> **Problem details**
Your task is to copy the listing exactly. Drop any pictures from the copy.

> **Dataset entries**
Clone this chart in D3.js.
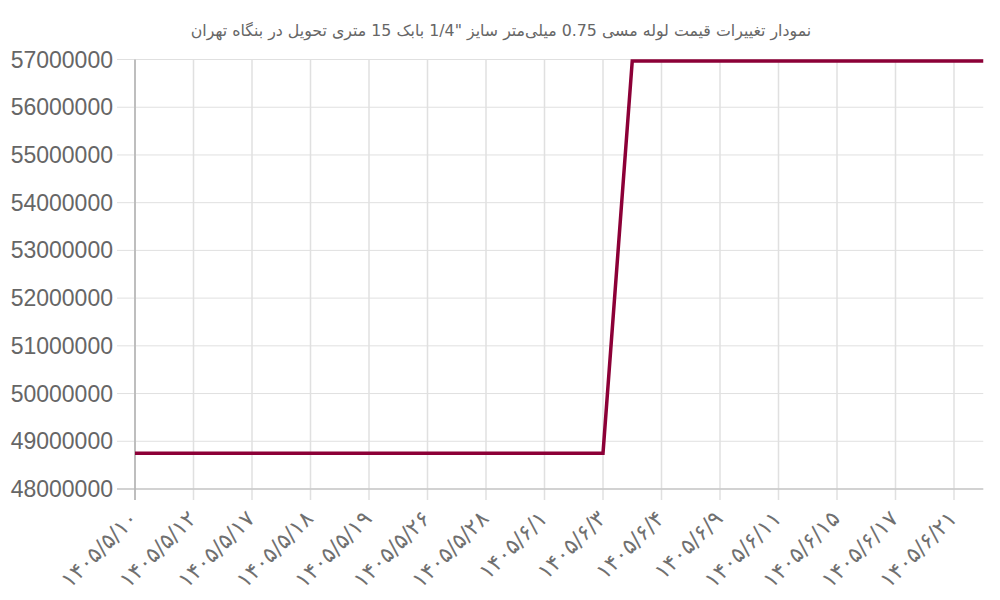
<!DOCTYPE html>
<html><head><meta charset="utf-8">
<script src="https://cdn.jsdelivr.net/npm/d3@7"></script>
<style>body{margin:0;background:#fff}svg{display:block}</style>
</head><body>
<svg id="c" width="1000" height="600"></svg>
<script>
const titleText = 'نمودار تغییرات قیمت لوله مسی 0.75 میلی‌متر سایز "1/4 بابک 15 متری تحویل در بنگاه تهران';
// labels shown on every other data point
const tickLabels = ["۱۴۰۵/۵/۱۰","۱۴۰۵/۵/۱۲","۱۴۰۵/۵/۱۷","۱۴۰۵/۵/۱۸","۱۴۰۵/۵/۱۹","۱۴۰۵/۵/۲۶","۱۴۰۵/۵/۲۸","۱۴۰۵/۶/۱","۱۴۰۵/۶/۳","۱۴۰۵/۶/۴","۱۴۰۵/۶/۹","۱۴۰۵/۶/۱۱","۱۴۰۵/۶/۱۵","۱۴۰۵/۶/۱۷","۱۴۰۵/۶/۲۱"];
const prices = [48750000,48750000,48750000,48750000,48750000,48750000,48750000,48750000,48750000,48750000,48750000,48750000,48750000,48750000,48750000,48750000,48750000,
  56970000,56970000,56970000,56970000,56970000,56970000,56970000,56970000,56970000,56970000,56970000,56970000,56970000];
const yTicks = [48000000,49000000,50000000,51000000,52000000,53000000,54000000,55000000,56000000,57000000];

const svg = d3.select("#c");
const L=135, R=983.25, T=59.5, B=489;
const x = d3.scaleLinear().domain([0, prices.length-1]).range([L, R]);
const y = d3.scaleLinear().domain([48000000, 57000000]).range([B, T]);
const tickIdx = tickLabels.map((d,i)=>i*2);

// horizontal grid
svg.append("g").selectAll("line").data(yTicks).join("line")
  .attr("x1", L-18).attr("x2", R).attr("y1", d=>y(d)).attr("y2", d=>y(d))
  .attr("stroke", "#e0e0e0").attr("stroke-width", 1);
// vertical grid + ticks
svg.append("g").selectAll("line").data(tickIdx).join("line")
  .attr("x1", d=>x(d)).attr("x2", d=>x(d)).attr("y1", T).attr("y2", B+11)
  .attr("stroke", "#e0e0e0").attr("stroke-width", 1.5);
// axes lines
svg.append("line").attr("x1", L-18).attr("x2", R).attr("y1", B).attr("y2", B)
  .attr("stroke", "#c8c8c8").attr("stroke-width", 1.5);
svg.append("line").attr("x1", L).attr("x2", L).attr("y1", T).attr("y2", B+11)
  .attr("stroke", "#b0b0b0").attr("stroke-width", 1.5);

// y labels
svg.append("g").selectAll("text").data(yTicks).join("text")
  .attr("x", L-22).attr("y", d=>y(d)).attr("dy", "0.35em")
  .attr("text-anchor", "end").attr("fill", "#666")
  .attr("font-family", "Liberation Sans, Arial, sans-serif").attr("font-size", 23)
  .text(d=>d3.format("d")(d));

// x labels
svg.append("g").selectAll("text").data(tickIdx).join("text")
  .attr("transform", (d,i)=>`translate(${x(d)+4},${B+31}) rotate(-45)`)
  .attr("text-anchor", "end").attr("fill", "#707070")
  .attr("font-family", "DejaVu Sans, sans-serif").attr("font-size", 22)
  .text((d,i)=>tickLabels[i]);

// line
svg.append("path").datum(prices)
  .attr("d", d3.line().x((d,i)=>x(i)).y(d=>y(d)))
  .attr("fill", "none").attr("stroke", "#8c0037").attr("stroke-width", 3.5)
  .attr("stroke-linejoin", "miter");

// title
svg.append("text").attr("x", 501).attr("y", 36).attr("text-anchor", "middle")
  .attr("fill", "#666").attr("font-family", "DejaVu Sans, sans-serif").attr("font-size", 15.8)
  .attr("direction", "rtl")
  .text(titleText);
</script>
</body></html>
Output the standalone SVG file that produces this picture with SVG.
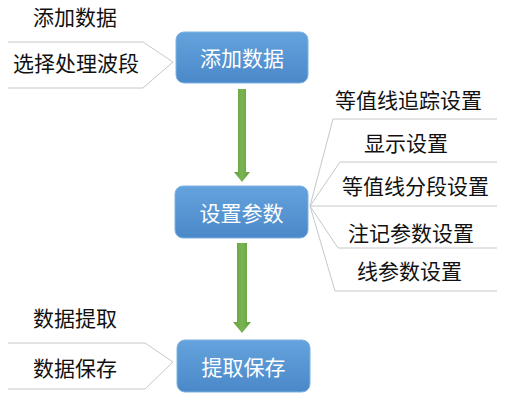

> **Correct result**
Clone this chart in D3.js.
<!DOCTYPE html>
<html><head><meta charset="utf-8">
<script src="https://cdn.jsdelivr.net/npm/d3@7"></script>
<style>body{margin:0;background:#fff}svg{display:block}</style>
</head><body>
<svg id="c" width="1000" height="600"></svg>
<script>
const titleText = 'نمودار تغییرات قیمت لوله مسی 0.75 میلی‌متر سایز "1/4 بابک 15 متری تحویل در بنگاه تهران';
// labels shown on every other data point
const tickLabels = ["۱۴۰۵/۵/۱۰","۱۴۰۵/۵/۱۲","۱۴۰۵/۵/۱۷","۱۴۰۵/۵/۱۸","۱۴۰۵/۵/۱۹","۱۴۰۵/۵/۲۶","۱۴۰۵/۵/۲۸","۱۴۰۵/۶/۱","۱۴۰۵/۶/۳","۱۴۰۵/۶/۴","۱۴۰۵/۶/۹","۱۴۰۵/۶/۱۱","۱۴۰۵/۶/۱۵","۱۴۰۵/۶/۱۷","۱۴۰۵/۶/۲۱"];
const prices = [48750000,48750000,48750000,48750000,48750000,48750000,48750000,48750000,48750000,48750000,48750000,48750000,48750000,48750000,48750000,48750000,48750000,
  56970000,56970000,56970000,56970000,56970000,56970000,56970000,56970000,56970000,56970000,56970000,56970000,56970000];
const yTicks = [48000000,49000000,50000000,51000000,52000000,53000000,54000000,55000000,56000000,57000000];

const svg = d3.select("#c");
const L=135, R=983.25, T=59.5, B=489;
const x = d3.scaleLinear().domain([0, prices.length-1]).range([L, R]);
const y = d3.scaleLinear().domain([48000000, 57000000]).range([B, T]);
const tickIdx = tickLabels.map((d,i)=>i*2);

// horizontal grid
svg.append("g").selectAll("line").data(yTicks).join("line")
  .attr("x1", L-18).attr("x2", R).attr("y1", d=>y(d)).attr("y2", d=>y(d))
  .attr("stroke", "#e0e0e0").attr("stroke-width", 1);
// vertical grid + ticks
svg.append("g").selectAll("line").data(tickIdx).join("line")
  .attr("x1", d=>x(d)).attr("x2", d=>x(d)).attr("y1", T).attr("y2", B+11)
  .attr("stroke", "#e0e0e0").attr("stroke-width", 1.5);
// axes lines
svg.append("line").attr("x1", L-18).attr("x2", R).attr("y1", B).attr("y2", B)
  .attr("stroke", "#c8c8c8").attr("stroke-width", 1.5);
svg.append("line").attr("x1", L).attr("x2", L).attr("y1", T).attr("y2", B+11)
  .attr("stroke", "#b0b0b0").attr("stroke-width", 1.5);

// y labels
svg.append("g").selectAll("text").data(yTicks).join("text")
  .attr("x", L-22).attr("y", d=>y(d)).attr("dy", "0.35em")
  .attr("text-anchor", "end").attr("fill", "#666")
  .attr("font-family", "Liberation Sans, Arial, sans-serif").attr("font-size", 23)
  .text(d=>d3.format("d")(d));

// x labels
svg.append("g").selectAll("text").data(tickIdx).join("text")
  .attr("transform", (d,i)=>`translate(${x(d)+4},${B+31}) rotate(-45)`)
  .attr("text-anchor", "end").attr("fill", "#707070")
  .attr("font-family", "DejaVu Sans, sans-serif").attr("font-size", 22)
  .text((d,i)=>tickLabels[i]);

// line
svg.append("path").datum(prices)
  .attr("d", d3.line().x((d,i)=>x(i)).y(d=>y(d)))
  .attr("fill", "none").attr("stroke", "#8c0037").attr("stroke-width", 3.5)
  .attr("stroke-linejoin", "miter");

// title
svg.append("text").attr("x", 501).attr("y", 36).attr("text-anchor", "middle")
  .attr("fill", "#666").attr("font-family", "DejaVu Sans, sans-serif").attr("font-size", 15.8)
  .attr("direction", "rtl")
  .text(titleText);
</script>
</body></html>
Output the standalone SVG file that produces this picture with SVG.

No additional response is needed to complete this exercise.